Jazmin Wardlow

Personal information
- Full name: Jazmin Nichole Wardlow
- Birth name: Jazmin Nichole Jackmon
- Date of birth: October 30, 1997 (age 28)
- Place of birth: Pasadena, California, U.S.
- Height: 5 ft 10 in (1.78 m)
- Position: Defender

Team information
- Current team: Canberra United
- Number: 5

College career
- Years: Team / Apps / (Gls)
- 2015–2016: Santa Clara / 39 / (0)
- 2017–2018: Oregon / 38 / (1)

Senior career*
- Years: Team / Apps / (Gls)
- 2019: Houston Dash / 0 / (0)
- 2021: Spartak Subotica / 2 / (0)
- 2022–2023: Fiorentina / 21 / (1)
- 2023–2024: Central Coast Mariners / 25 / (0)
- 2024–2025: Galatasaray / 6 / (0)
- 2025–: Canberra United / 0 / (0)

= Jazmin Wardlow =

American soccer player (born 1997)

Jazmin Nichole Wardlow (née Jackmon; born October 30, 1997) is an American soccer player who plays as a defender for Canberra United.

== Early life ==
Wardlow was raised in Pasadena, California, and attended South Pasadena High School, where she competed in track and field and soccer.

== Collegiate career ==
Wardlow attended Santa Clara University in 2015 and 2016, playing for the Santa Clara Broncos women's soccer team, which reached the quarterfinals of the 2016 NCAA Division I women's soccer tournament.

Wardlow then attended the University of Oregon and played on the Oregon Ducks women's soccer team in 2017 and 2018, appearing in 38 matches and starting 36. She played primarily at left outside defensive back, and also as a center back. She scored her first collegiate goal on October 18, 2018, against UCLA.

== Club career ==
Wardlow considered her decision to register for the National Women's Soccer League (NWSL) 2019 College Draft to be "nervewracking" due to the risk of potentially going undrafted. Houston Dash selected her 21st overall in the draft, making Wardlow the first Oregon Ducks player ever drafted into the NWSL.

=== Houston Dash (2019) ===
Wardlow made her first professional appearance in October 2019, as a substitute in a club friendly match between the Dash and Tigres UANL played in Estadio Universitario. However, she did not make a regular-season appearance for the club, and the Dash waived her after the season on January 22, 2020.

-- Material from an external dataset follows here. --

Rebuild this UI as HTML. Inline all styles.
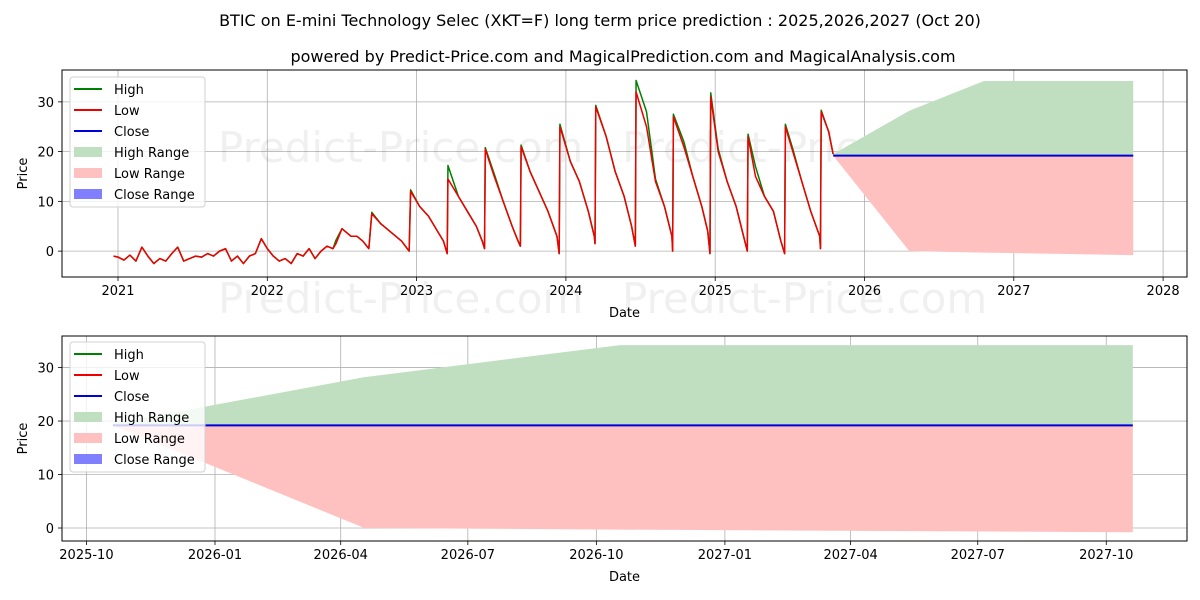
<!DOCTYPE html>
<html><head><meta charset="utf-8">
<style>
body{margin:0;background:#fff;}
svg{display:block;font-family:"DejaVu Sans","Liberation Sans",sans-serif;}
</style></head>
<body>
<svg id="chart" width="1200" height="600" viewBox="0 0 1200 600">
<text x="600" y="26" text-anchor="middle" font-size="16" fill="#000">BTIC on E-mini Technology Selec (XKT=F) long term price prediction : 2025,2026,2027 (Oct 20)</text>
<text x="623" y="62" text-anchor="middle" font-size="16" fill="#000">powered by Predict-Price.com and MagicalPrediction.com and MagicalAnalysis.com</text>
</svg>
<script>
// ---- top chart data ----
const histDates = [2020.97,2021.00,2021.04,2021.08,2021.12,2021.16,2021.20,2021.24,2021.28,2021.32,2021.36,2021.40,2021.44,2021.48,2021.52,2021.56,2021.60,2021.64,2021.68,2021.72,2021.76,2021.80,2021.84,2021.88,2021.92,2021.96,2022.00,2022.04,2022.08,2022.12,2022.16,2022.20,2022.24,2022.28,2022.32,2022.36,2022.40,2022.44,2022.46,2022.50,2022.56,2022.60,2022.64,2022.68,2022.70,2022.76,2022.82,2022.86,2022.90,2022.95,2022.96,2023.02,2023.08,2023.12,2023.18,2023.205,2023.21,2023.28,2023.34,2023.40,2023.44,2023.455,2023.46,2023.52,2023.58,2023.64,2023.68,2023.695,2023.70,2023.76,2023.82,2023.88,2023.94,2023.955,2023.96,2024.03,2024.09,2024.15,2024.19,2024.195,2024.20,2024.27,2024.33,2024.39,2024.44,2024.465,2024.47,2024.54,2024.60,2024.66,2024.71,2024.715,2024.72,2024.79,2024.85,2024.91,2024.95,2024.965,2024.97,2025.02,2025.08,2025.14,2025.19,2025.215,2025.22,2025.27,2025.33,2025.39,2025.44,2025.465,2025.47,2025.52,2025.58,2025.64,2025.70,2025.705,2025.71,2025.76,2025.79];
const lows = [-1,-1.2,-1.8,-0.8,-2,0.8,-1,-2.5,-1.5,-2,-0.5,0.8,-2,-1.5,-1,-1.2,-0.5,-1,0,0.5,-2,-1,-2.5,-1,-0.5,2.5,0.5,-1,-2,-1.5,-2.5,-0.5,-1,0.5,-1.5,0,1,0.5,1.5,4.5,3,3,2,0.5,7.5,5.5,4,3,2,0,12,9,7,5,2,-0.5,14.5,11,8,5,2,0.5,20.5,15,10,5,2,1,21,16,12,8,3,-0.5,25,18,14,8,3,1.5,29,23,16,11,5,1,32,25,14,9,3,0,27,21,15,9,4,-0.5,31,20,14,9,3,0,23,15,11,8,2,-0.5,25,20,14,8,3,0.5,28,24,19.5];
const highs = [-1,-1.2,-1.8,-0.8,-2,0.8,-1,-2.5,-1.5,-2,-0.5,0.8,-2,-1.5,-1,-1.2,-0.5,-1,0,0.5,-2,-1,-2.5,-1,-0.5,2.5,0.5,-1,-2,-1.5,-2.5,-0.5,-1,0.5,-1.5,0,1,0.5,2.2,4.5,3,3,2,0.5,7.8,5.5,4,3,2,0,12.3,9,7,5,2,-0.5,17.2,11,8,5,2,0.5,20.8,15.5,10,5,2,1,21.3,16,12,8,3,-0.5,25.5,18,14,8,3,1.5,29.3,23,16,11,5,1,34.3,28,14.5,9,3,0,27.5,22,15,9,4,-0.5,31.8,20.5,14,9,3,0,23.5,17,11,8,2,-0.5,25.5,20.5,14,8,3,0.5,28.3,24,19.5];
const predDates = [2025.79,2026.30,2026.80,2027.80];
const predHigh = [19.5,28.2,34.2,34.2];
const predLow = [19.2,0,-0.3,-0.8];
const predClose = [19.2,19.2,19.2,19.2];
const topXTicks = [2021,2022,2023,2024,2025,2026,2027,2028];
const topYTicks = [0,10,20,30];
// ---- bottom chart data (days since 2025-10-20) ----
const zoomDays = [0,180,363,730];
const zoomHigh = [19.5,28.2,34.2,34.2];
const zoomLow = [19.2,0,-0.3,-0.8];
const zoomClose = [19.2,19.2,19.2,19.2];
const botXTickLabels = ["2025-10","2026-01","2026-04","2026-07","2026-10","2027-01","2027-04","2027-07","2027-10"];
const botXTickDays = [-19,73,163,254,346,438,528,619,711];
const botYTicks = [0,10,20,30];

const NS="http://www.w3.org/2000/svg";
const svg=document.getElementById('chart');
function mk(tag,attrs,parent){const e=document.createElementNS(NS,tag);for(const k in attrs)e.setAttribute(k,attrs[k]);(parent||svg).appendChild(e);return e;}

function drawPanel(p){
  const g=mk('g',{});
  
  
  const X=v=>p.x0+(v-p.xmin)/(p.xmax-p.xmin)*(p.x1-p.x0);
  const Y=v=>p.y1-(v-p.ymin)/(p.ymax-p.ymin)*(p.y1-p.y0);
  p.xt.forEach((t,i)=>{
    const l=mk('line',{x1:X(t),x2:X(t),y1:p.y0,y2:p.y1,stroke:'#b0b0b0','stroke-width':0.8},g);
    
    
    mk('line',{x1:X(t),x2:X(t),y1:p.y1,y2:p.y1+4,stroke:'#000','stroke-width':0.8},g);
    const tx=mk('text',{x:X(t),y:p.y1+18,'text-anchor':'middle','font-size':13},g);
    tx.textContent=p.xl[i];
    
    
  });
  p.yt.forEach(t=>{
    const l=mk('line',{x1:p.x0,x2:p.x1,y1:Y(t),y2:Y(t),stroke:'#b0b0b0','stroke-width':0.8},g);
    
    
    mk('line',{x1:p.x0-4,x2:p.x0,y1:Y(t),y2:Y(t),stroke:'#000','stroke-width':0.8},g);
    const tx=mk('text',{x:p.x0-8,y:Y(t)+5,'text-anchor':'end','font-size':13},g);
    tx.textContent=t;
    
    
  });
  p.wm.forEach(w=>{
    const t=mk('text',{x:w[0],y:w[1],'font-size':42,fill:'#000','fill-opacity':0.06},g);
    t.textContent='Predict-Price.com';
    
    
  });
  const band=(xs,a,b,col,name)=>{
    let d='M'+xs.map((x,i)=>X(x)+','+Y(a[i])).join('L');
    for(let i=xs.length-1;i>=0;i--)d+='L'+X(xs[i])+','+Y(b[i]);
    const e=mk('path',{d:d+'Z',fill:col,stroke:'none'},g);
    
    
  };
  band(p.px,p.ph,p.pc,'#c0dfc0','high-range-area');
  band(p.px,p.pc,p.pl,'#ffc0c0','low-range-area');
  const line=(xs,vs,col,w,name)=>{
    const e=mk('path',{d:'M'+xs.map((x,i)=>X(x)+','+Y(vs[i])).join('L'),fill:'none',stroke:col,'stroke-width':w,'stroke-linejoin':'round'},g);
    
    
  };
  if(p.hd){line(p.hd,p.hv,'#008000',1.5,'high-line');line(p.ld,p.lv,'#ee0000',1.5,'low-line');}
  line(p.px,p.pc,'#0000dd',2,'close-line');
  const f=mk('rect',{x:p.x0,y:p.y0,width:p.x1-p.x0,height:p.y1-p.y0,fill:'none',stroke:'#000','stroke-width':1},g);
  
  
  const xt=mk('text',{x:(p.x0+p.x1)/2,y:p.y1+40,'text-anchor':'middle','font-size':13},g);
  xt.textContent='Date';
  
  
  const cy=(p.y0+p.y1)/2;
  const yt=mk('text',{x:27,y:cy,'text-anchor':'middle','font-size':13,transform:'rotate(-90 27 '+cy+')'},g);
  yt.textContent='Price';
  
  
  const lg=mk('g',{},g);
  
  
  const ly=p.ly;
  mk('rect',{x:70,y:ly,width:135,height:130,rx:3,fill:'#fff','fill-opacity':0.8,stroke:'#d0d0d0'},lg);
  const ents=[['High','line','#008000'],['Low','line','#ee0000'],['Close','line','#0000dd'],['High Range','box','#c0dfc0'],['Low Range','box','#ffc0c0'],['Close Range','box','#8080ff']];
  ents.forEach((e,i)=>{
    const yy=ly+12+i*21;
    const eg=mk('g',{},lg);
    
    
    if(e[1]=='line')mk('line',{x1:74,x2:102,y1:yy,y2:yy,stroke:e[2],'stroke-width':2},eg);
    else mk('rect',{x:74,y:yy-5,width:28,height:10,fill:e[2]},eg);
    const t=mk('text',{x:114,y:yy+5,'font-size':13},eg);
    t.textContent=e[0];
  });
}

drawPanel({name:'top-chart',x0:62,x1:1187,y0:70,y1:277,xmin:2021-(118-62)/149.3,xmax:2021+(1187-118)/149.3,ymin:-5.2,ymax:36.4,
  xt:topXTicks,xl:topXTicks,yt:topYTicks,wm:[[218,162],[622,162],[218,313],[622,313]],
  px:predDates,ph:predHigh,pl:predLow,pc:predClose,hd:histDates,hv:highs,ld:histDates,lv:lows,ly:77});

drawPanel({name:'bottom-chart',x0:62,x1:1187,y0:336,y1:541,xmin:-(113-62)/1.397,xmax:(1187-113)/1.397,ymin:-2.43,ymax:35.9,
  xt:botXTickDays,xl:botXTickLabels,yt:botYTicks,wm:[[218,463],[622,463]],
  px:zoomDays,ph:zoomHigh,pl:zoomLow,pc:zoomClose,ly:342});
</script>
</body></html>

=== ŽFK Spartak Subotica (2021) ===
Wardlow joined Serbian SuperLiga champions ŽFK Spartak Subotica in 2021, where she made her first competitive appearances as a professional footballer in the 2021–22 UEFA Women's Champions League. Wardlow was one of three new transfers to the club for the campaign. Wardlow started in the 5–2 victory against Peamount United in the Champions Path tournament 9 qualifying semi-finals and played in the finals loss against FC Twente, in which Spartak held a 3–0 lead in the 73rd minute but lost 3–5.

She did not play for Spartak after November 2021, after filing a claim to FIFA.

=== ACF Fiorentina (2022–2023) ===
On August 2, 2022, Wardlow joined Serie A club ACF Fiorentina.

Wardlow signed a contract through the end of the Serie A season upon joining Fiorentina. She scored her first professional goal, a header from a free kick, against F.C. Como on September 11, 2022, in a 2–1 victory.

=== Central Coast Mariners (2023–2024) ===
In August 2023, Wardlow joined Australian club Central Coast Mariners. In July 2024, the club announced that Wardlow departed the club.

=== Galatasaray (2024–2025) ===
On 23 August 2024, Wardlow signed a one-year contract with Turkish Super League club Galatasaray.

=== Canberra United (2025–) ===
In September 2025, Wardlow returned to Australia, joining Canberra United for the 2025–26 A-League Women season.

== Personal life ==
Wardlow's father Marvin played gridiron football as a linebacker for Northern Arizona, and was rostered with the National Football League's San Francisco 49ers in 1985. Her brother Jordan Jackmon also played collegiate soccer, for Cal Poly Pomona. She is the granddaughter of artist Marvin X.

She married Evan Wardlow in June 2023.